→ **STATED GOAL**: Starting at the line that contains "Write a web" and stopping at the line that contains "const labelOffsets = [[36, -7], [-33, 28], [-35, -21]];", return those lines exactly and nothing else. Both end lines count; pictures do not.

[Plotting code records]

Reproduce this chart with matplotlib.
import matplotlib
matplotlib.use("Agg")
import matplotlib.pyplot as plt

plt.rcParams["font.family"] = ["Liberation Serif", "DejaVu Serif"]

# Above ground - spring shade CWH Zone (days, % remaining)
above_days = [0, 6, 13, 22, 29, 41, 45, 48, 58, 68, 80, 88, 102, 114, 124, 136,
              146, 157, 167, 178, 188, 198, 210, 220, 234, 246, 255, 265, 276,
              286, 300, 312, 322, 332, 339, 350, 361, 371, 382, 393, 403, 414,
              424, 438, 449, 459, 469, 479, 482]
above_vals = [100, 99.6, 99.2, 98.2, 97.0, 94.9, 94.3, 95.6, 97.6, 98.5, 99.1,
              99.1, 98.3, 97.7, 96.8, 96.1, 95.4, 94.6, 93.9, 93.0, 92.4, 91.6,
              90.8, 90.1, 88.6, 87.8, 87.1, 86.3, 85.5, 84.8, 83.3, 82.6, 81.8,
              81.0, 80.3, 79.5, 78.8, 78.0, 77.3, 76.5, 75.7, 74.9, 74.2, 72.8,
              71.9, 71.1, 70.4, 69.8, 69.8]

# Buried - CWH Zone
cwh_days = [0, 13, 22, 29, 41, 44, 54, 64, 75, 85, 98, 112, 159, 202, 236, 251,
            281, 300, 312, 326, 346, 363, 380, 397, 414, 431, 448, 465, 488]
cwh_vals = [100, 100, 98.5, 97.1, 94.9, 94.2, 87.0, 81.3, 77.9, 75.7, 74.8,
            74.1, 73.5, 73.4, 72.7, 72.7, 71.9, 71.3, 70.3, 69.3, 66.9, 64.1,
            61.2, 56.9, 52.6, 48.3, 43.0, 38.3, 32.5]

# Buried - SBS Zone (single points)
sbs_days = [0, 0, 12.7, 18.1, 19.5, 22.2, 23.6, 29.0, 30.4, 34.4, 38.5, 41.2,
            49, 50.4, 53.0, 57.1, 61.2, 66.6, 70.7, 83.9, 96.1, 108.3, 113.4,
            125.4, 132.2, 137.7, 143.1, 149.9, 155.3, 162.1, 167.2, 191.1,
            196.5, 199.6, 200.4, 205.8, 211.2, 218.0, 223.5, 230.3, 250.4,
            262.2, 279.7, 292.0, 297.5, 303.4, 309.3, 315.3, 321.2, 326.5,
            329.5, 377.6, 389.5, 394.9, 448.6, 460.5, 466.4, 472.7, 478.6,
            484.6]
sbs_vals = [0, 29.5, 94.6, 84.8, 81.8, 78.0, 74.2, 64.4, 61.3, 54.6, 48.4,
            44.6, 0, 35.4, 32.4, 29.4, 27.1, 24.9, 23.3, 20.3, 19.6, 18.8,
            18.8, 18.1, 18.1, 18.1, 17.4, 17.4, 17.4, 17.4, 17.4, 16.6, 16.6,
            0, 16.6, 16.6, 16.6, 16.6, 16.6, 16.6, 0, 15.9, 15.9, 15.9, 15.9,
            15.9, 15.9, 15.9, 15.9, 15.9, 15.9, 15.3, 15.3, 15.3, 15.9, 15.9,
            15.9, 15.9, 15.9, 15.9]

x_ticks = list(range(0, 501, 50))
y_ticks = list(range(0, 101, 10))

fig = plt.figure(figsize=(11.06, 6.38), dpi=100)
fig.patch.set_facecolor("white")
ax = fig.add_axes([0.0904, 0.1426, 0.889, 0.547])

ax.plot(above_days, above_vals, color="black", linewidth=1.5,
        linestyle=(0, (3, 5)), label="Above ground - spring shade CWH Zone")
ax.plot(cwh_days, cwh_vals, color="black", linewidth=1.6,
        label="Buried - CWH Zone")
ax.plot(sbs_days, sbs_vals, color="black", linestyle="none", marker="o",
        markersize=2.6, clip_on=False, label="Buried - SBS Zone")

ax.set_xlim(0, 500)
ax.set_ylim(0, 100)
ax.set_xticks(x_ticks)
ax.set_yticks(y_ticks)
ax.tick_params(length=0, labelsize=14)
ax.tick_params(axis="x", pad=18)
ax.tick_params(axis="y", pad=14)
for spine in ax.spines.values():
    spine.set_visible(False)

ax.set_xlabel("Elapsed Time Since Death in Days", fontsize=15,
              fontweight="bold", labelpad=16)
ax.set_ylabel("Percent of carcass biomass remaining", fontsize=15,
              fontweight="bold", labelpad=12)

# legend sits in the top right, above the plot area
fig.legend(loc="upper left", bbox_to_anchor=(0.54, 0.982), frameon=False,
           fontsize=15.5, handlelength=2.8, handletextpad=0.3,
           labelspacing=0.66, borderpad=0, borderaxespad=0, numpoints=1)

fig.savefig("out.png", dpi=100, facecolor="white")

---

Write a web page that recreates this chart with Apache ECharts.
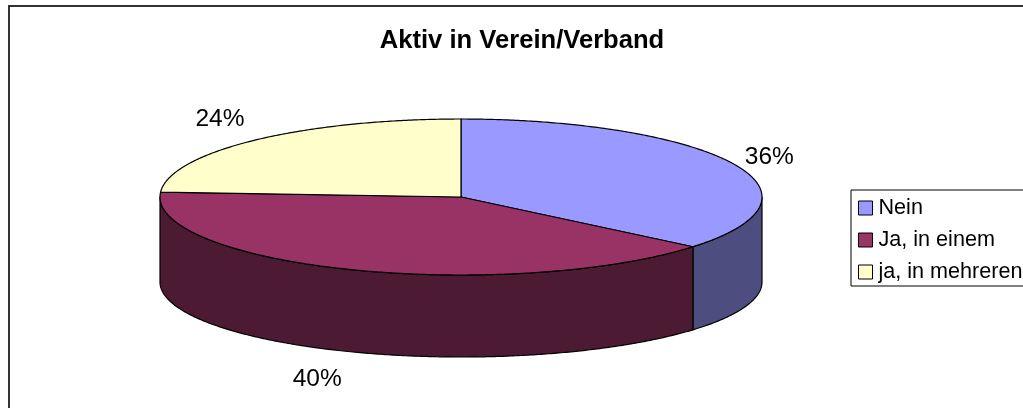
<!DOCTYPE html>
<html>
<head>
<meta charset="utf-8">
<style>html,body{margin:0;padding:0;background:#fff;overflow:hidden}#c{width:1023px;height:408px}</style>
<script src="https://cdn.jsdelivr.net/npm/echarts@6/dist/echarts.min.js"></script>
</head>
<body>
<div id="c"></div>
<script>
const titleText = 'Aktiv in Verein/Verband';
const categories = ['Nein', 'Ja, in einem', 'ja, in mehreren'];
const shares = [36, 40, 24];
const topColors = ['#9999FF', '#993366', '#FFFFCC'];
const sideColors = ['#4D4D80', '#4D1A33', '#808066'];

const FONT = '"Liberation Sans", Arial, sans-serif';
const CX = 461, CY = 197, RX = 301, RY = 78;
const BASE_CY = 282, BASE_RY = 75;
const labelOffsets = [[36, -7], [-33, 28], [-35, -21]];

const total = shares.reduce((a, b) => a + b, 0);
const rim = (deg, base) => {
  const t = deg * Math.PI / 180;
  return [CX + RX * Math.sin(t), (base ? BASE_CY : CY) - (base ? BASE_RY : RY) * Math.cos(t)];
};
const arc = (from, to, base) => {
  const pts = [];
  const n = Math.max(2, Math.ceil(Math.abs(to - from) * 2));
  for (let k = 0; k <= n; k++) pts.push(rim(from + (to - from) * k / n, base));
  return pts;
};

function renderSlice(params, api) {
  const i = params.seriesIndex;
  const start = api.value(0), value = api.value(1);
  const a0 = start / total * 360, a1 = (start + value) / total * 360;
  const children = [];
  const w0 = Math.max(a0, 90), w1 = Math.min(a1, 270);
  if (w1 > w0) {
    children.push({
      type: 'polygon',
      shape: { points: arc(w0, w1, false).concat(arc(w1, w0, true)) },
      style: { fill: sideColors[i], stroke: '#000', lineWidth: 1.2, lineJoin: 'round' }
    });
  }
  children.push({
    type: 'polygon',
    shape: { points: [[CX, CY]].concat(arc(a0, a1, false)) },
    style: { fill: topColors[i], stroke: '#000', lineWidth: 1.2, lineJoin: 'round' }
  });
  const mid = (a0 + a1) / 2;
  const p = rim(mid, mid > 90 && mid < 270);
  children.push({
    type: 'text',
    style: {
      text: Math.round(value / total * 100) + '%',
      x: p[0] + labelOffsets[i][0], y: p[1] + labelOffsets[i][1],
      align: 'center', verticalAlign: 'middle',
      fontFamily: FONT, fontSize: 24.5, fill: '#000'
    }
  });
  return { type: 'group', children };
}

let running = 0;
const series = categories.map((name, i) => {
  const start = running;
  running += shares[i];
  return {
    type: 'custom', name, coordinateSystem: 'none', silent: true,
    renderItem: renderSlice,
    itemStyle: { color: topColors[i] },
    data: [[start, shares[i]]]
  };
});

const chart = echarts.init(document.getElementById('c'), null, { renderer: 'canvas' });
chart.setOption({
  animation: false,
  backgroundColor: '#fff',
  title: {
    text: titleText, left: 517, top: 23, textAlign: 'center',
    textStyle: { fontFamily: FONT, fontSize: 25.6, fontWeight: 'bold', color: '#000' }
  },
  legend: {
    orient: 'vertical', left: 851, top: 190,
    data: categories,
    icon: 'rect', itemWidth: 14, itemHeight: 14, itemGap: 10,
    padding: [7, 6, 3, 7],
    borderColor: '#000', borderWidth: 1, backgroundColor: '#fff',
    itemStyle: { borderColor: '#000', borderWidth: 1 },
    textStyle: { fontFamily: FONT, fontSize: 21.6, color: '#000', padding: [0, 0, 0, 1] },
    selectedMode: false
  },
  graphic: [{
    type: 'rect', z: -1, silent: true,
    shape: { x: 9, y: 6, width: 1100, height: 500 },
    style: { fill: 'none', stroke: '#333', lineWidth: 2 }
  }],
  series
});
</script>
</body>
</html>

→ **CORRECT RESULT**:
Write a web page that recreates this chart with Apache ECharts.
<!DOCTYPE html>
<html>
<head>
<meta charset="utf-8">
<style>html,body{margin:0;padding:0;background:#fff;overflow:hidden}#c{width:1023px;height:408px}</style>
<script src="https://cdn.jsdelivr.net/npm/echarts@6/dist/echarts.min.js"></script>
</head>
<body>
<div id="c"></div>
<script>
const titleText = 'Aktiv in Verein/Verband';
const categories = ['Nein', 'Ja, in einem', 'ja, in mehreren'];
const shares = [36, 40, 24];
const topColors = ['#9999FF', '#993366', '#FFFFCC'];
const sideColors = ['#4D4D80', '#4D1A33', '#808066'];

const FONT = '"Liberation Sans", Arial, sans-serif';
const CX = 461, CY = 197, RX = 301, RY = 78;
const BASE_CY = 282, BASE_RY = 75;
const labelOffsets = [[36, -7], [-33, 28], [-35, -21]];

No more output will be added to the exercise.